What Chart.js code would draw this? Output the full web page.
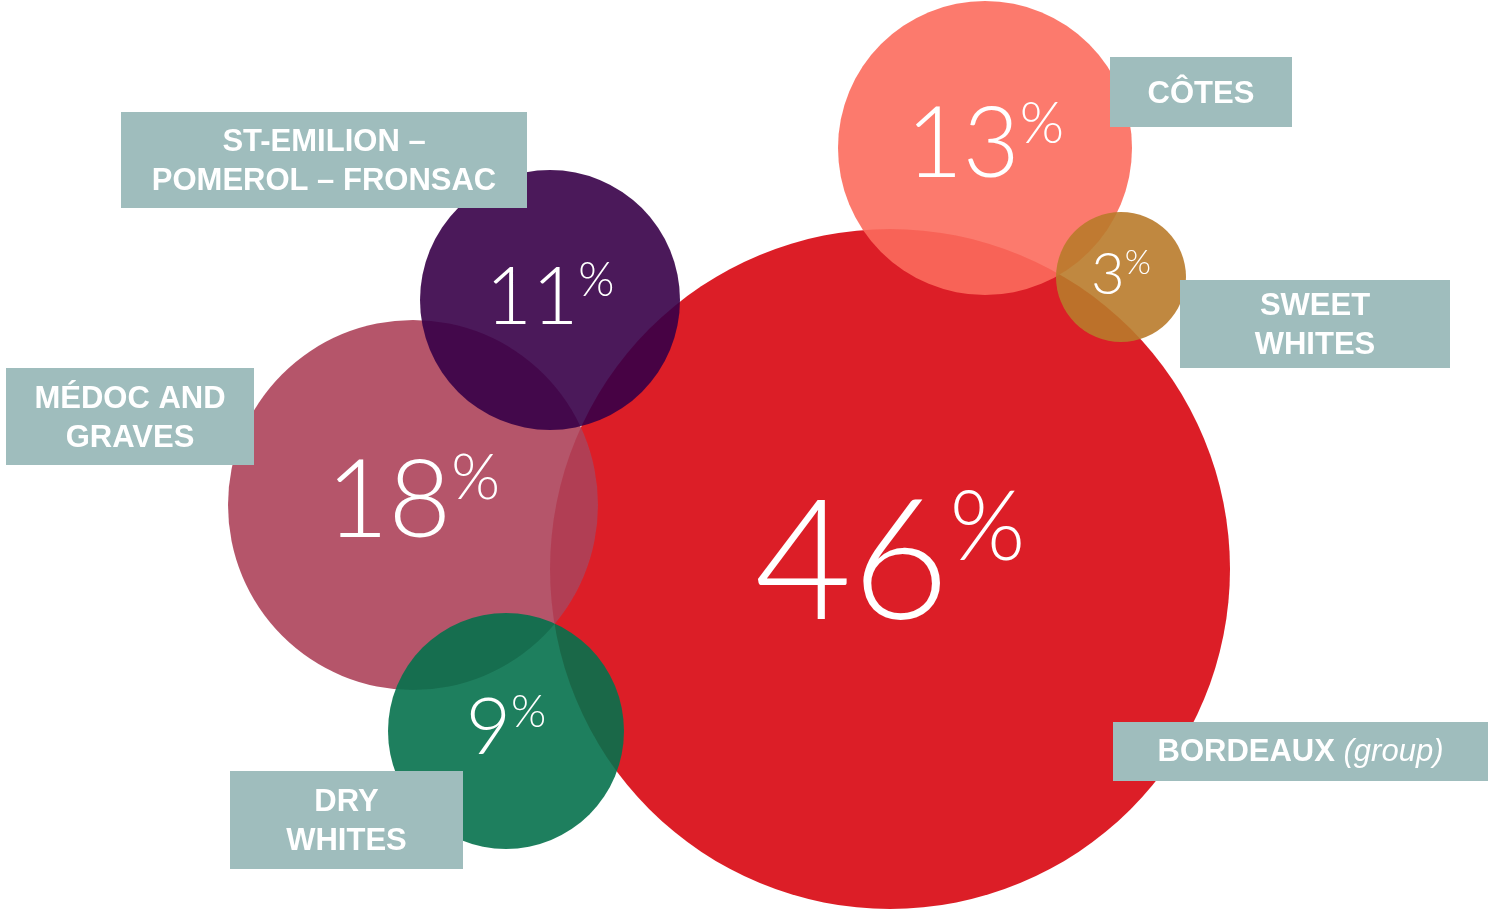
<!DOCTYPE html>
<html>
<head>
<meta charset="utf-8">
<script src="https://cdn.jsdelivr.net/npm/chart.js@4"></script>
<style>
  html, body { margin: 0; padding: 0; background: #ffffff; }
  #wrap { width: 1488px; height: 914px; }
</style>
</head>
<body>
<div id="wrap"><canvas id="bubbleChart" width="1488" height="914"></canvas></div>
<script>
// ----------------------
//  DATA
// ----------------------
const categories = ['BORDEAUX|(group)', 'MÉDOC AND|GRAVES', 'CÔTES', 'ST-EMILION –|POMEROL – FRONSAC', 'DRY|WHITES', 'SWEET|WHITES'];
const shares = [46, 18, 13, 11, 9, 3];
const bubbleX = [890, 413, 985, 550, 506, 1121];
const bubbleY = [569, 505, 148, 300, 731, 277];
const bubbleR = [340, 185, 147, 130, 118, 65];

// colours (alpha so the overlaps show through)
const colors = [
    'rgba(216, 6, 16, 0.9)',
    'rgba(173, 67, 90, 0.9)',
    'rgba(252, 108, 93, 0.9)',
    'rgba(55, 0, 72, 0.9)',
    'rgba(6, 113, 76, 0.9)',
    'rgba(185, 123, 43, 0.9)'
];

// label boxes: [left, top, width, height]
const labelBoxes = [
    [1113, 722, 375, 59],
    [6, 368, 248, 97],
    [1110, 57, 182, 70],
    [121, 112, 406, 96],
    [230, 771, 233, 98],
    [1180, 280, 270, 88]
];
// font size of the percent numbers
const numberSizes = [168, 108, 98, 80, 78, 58];

// ----------------------
//  PLUGIN
// ----------------------
const bubbleText = {
    id: 'bubbleText',
    afterDatasetsDraw(chart) {
        const c = chart.ctx;
        const meta = chart.getDatasetMeta(0);
        c.save();
        c.fillStyle = '#ffffff';
        meta.data.forEach((pt, i) => {
            const s = numberSizes[i];
            const ps = s * 0.58;
            const num = String(shares[i]);
            c.font = '300 ' + s + 'px Lato';
            const nw = c.measureText(num).width;
            c.font = '300 ' + ps + 'px Lato';
            const pw = c.measureText('%').width;
            const gap = 0;
            const total = nw + gap + pw;
            const x0 = pt.x - total / 2;
            const capH = 0.72 * s;
            const base = pt.y - s * 0.06 + capH / 2;
            c.textAlign = 'left';
            c.textBaseline = 'alphabetic';
            c.font = '300 ' + s + 'px Lato';
            c.fillText(num, x0, base);
            c.font = '300 ' + ps + 'px Lato';
            c.fillText('%', x0 + nw + gap, base - capH - s * 0.05 + 0.72 * ps);
        });

        // label boxes
        categories.forEach((name, i) => {
            const b = labelBoxes[i];
            c.fillStyle = '#9fbdbd';
            c.fillRect(b[0], b[1], b[2], b[3]);
            c.fillStyle = '#ffffff';
            c.textBaseline = 'middle';
            const cx = b[0] + b[2] / 2;
            const cy = b[1] + b[3] / 2;
            if (i === 0) {
                // bold name + italic note on one line
                const parts = name.split('|');
                c.font = 'bold 31px "Liberation Sans", Arial';
                const w1 = c.measureText(parts[0] + ' ').width;
                c.font = 'italic 31px "Liberation Sans", Arial';
                const w2 = c.measureText(parts[1]).width;
                let x = cx - (w1 + w2) / 2;
                c.textAlign = 'left';
                c.font = 'bold 31px "Liberation Sans", Arial';
                c.fillText(parts[0], x, cy + 1);
                c.font = 'italic 31px "Liberation Sans", Arial';
                c.fillText(parts[1], x + w1, cy + 1);
            } else {
                const lines = name.split('|');
                c.font = 'bold 31px "Liberation Sans", Arial';
                c.textAlign = 'center';
                const lh = 39;
                const top = cy - (lines.length - 1) * lh / 2;
                lines.forEach((ln, j) => c.fillText(ln, cx, top + j * lh + 2));
            }
        });
        c.restore();
    }
};

// ----------------------
//  CHART
// ----------------------
const points = bubbleX.map((x, i) => ({ x: x, y: bubbleY[i], r: bubbleR[i] }));

new Chart(document.getElementById('bubbleChart').getContext('2d'), {
    type: 'bubble',
    data: {
        labels: categories,
        datasets: [{
            data: points,
            backgroundColor: colors,
            borderWidth: 0,
            hoverRadius: 0,
            clip: false
        }]
    },
    options: {
        responsive: false,
        animation: false,
        events: [],
        layout: { padding: 0, autoPadding: false },
        plugins: {
            legend: { display: false },
            tooltip: { enabled: false }
        },
        scales: {
            x: { type: 'linear', display: false, min: 0, max: 1488 },
            y: { type: 'linear', display: false, min: 0, max: 914, reverse: true }
        }
    },
    plugins: [bubbleText]
});
</script>
</body>
</html>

────────────────

Copy all the lines of data exactly as they appear, dropping any images.

What Chart.js code would draw this? Output the full web page.
<!DOCTYPE html>
<html>
<head>
<meta charset="utf-8">
<script src="https://cdn.jsdelivr.net/npm/chart.js@4"></script>
<style>
  html, body { margin: 0; padding: 0; background: #ffffff; }
  #wrap { width: 1488px; height: 914px; }
</style>
</head>
<body>
<div id="wrap"><canvas id="bubbleChart" width="1488" height="914"></canvas></div>
<script>
// ----------------------
//  DATA
// ----------------------
const categories = ['BORDEAUX|(group)', 'MÉDOC AND|GRAVES', 'CÔTES', 'ST-EMILION –|POMEROL – FRONSAC', 'DRY|WHITES', 'SWEET|WHITES'];
const shares = [46, 18, 13, 11, 9, 3];
const bubbleX = [890, 413, 985, 550, 506, 1121];
const bubbleY = [569, 505, 148, 300, 731, 277];
const bubbleR = [340, 185, 147, 130, 118, 65];

// colours (alpha so the overlaps show through)
const colors = [
    'rgba(216, 6, 16, 0.9)',
    'rgba(173, 67, 90, 0.9)',
    'rgba(252, 108, 93, 0.9)',
    'rgba(55, 0, 72, 0.9)',
    'rgba(6, 113, 76, 0.9)',
    'rgba(185, 123, 43, 0.9)'
];

// label boxes: [left, top, width, height]
const labelBoxes = [
    [1113, 722, 375, 59],
    [6, 368, 248, 97],
    [1110, 57, 182, 70],
    [121, 112, 406, 96],
    [230, 771, 233, 98],
    [1180, 280, 270, 88]
];
// font size of the percent numbers
const numberSizes = [168, 108, 98, 80, 78, 58];

// ----------------------
//  PLUGIN
// ----------------------
const bubbleText = {
    id: 'bubbleText',
    afterDatasetsDraw(chart) {
        const c = chart.ctx;
        const meta = chart.getDatasetMeta(0);
        c.save();
        c.fillStyle = '#ffffff';
        meta.data.forEach((pt, i) => {
            const s = numberSizes[i];
            const ps = s * 0.58;
            const num = String(shares[i]);
            c.font = '300 ' + s + 'px Lato';
            const nw = c.measureText(num).width;
            c.font = '300 ' + ps + 'px Lato';
            const pw = c.measureText('%').width;
            const gap = 0;
            const total = nw + gap + pw;
            const x0 = pt.x - total / 2;
            const capH = 0.72 * s;
            const base = pt.y - s * 0.06 + capH / 2;
            c.textAlign = 'left';
            c.textBaseline = 'alphabetic';
            c.font = '300 ' + s + 'px Lato';
            c.fillText(num, x0, base);
            c.font = '300 ' + ps + 'px Lato';
            c.fillText('%', x0 + nw + gap, base - capH - s * 0.05 + 0.72 * ps);
        });

        // label boxes
        categories.forEach((name, i) => {
            const b = labelBoxes[i];
            c.fillStyle = '#9fbdbd';
            c.fillRect(b[0], b[1], b[2], b[3]);
            c.fillStyle = '#ffffff';
            c.textBaseline = 'middle';
            const cx = b[0] + b[2] / 2;
            const cy = b[1] + b[3] / 2;
            if (i === 0) {
                // bold name + italic note on one line
                const parts = name.split('|');
                c.font = 'bold 31px "Liberation Sans", Arial';
                const w1 = c.measureText(parts[0] + ' ').width;
                c.font = 'italic 31px "Liberation Sans", Arial';
                const w2 = c.measureText(parts[1]).width;
                let x = cx - (w1 + w2) / 2;
                c.textAlign = 'left';
                c.font = 'bold 31px "Liberation Sans", Arial';
                c.fillText(parts[0], x, cy + 1);
                c.font = 'italic 31px "Liberation Sans", Arial';
                c.fillText(parts[1], x + w1, cy + 1);
            } else {
                const lines = name.split('|');
                c.font = 'bold 31px "Liberation Sans", Arial';
                c.textAlign = 'center';
                const lh = 39;
                const top = cy - (lines.length - 1) * lh / 2;
                lines.forEach((ln, j) => c.fillText(ln, cx, top + j * lh + 2));
            }
        });
        c.restore();
    }
};

// ----------------------
//  CHART
// ----------------------
const points = bubbleX.map((x, i) => ({ x: x, y: bubbleY[i], r: bubbleR[i] }));

new Chart(document.getElementById('bubbleChart').getContext('2d'), {
    type: 'bubble',
    data: {
        labels: categories,
        datasets: [{
            data: points,
            backgroundColor: colors,
            borderWidth: 0,
            hoverRadius: 0,
            clip: false
        }]
    },
    options: {
        responsive: false,
        animation: false,
        events: [],
        layout: { padding: 0, autoPadding: false },
        plugins: {
            legend: { display: false },
            tooltip: { enabled: false }
        },
        scales: {
            x: { type: 'linear', display: false, min: 0, max: 1488 },
            y: { type: 'linear', display: false, min: 0, max: 914, reverse: true }
        }
    },
    plugins: [bubbleText]
});
</script>
</body>
</html>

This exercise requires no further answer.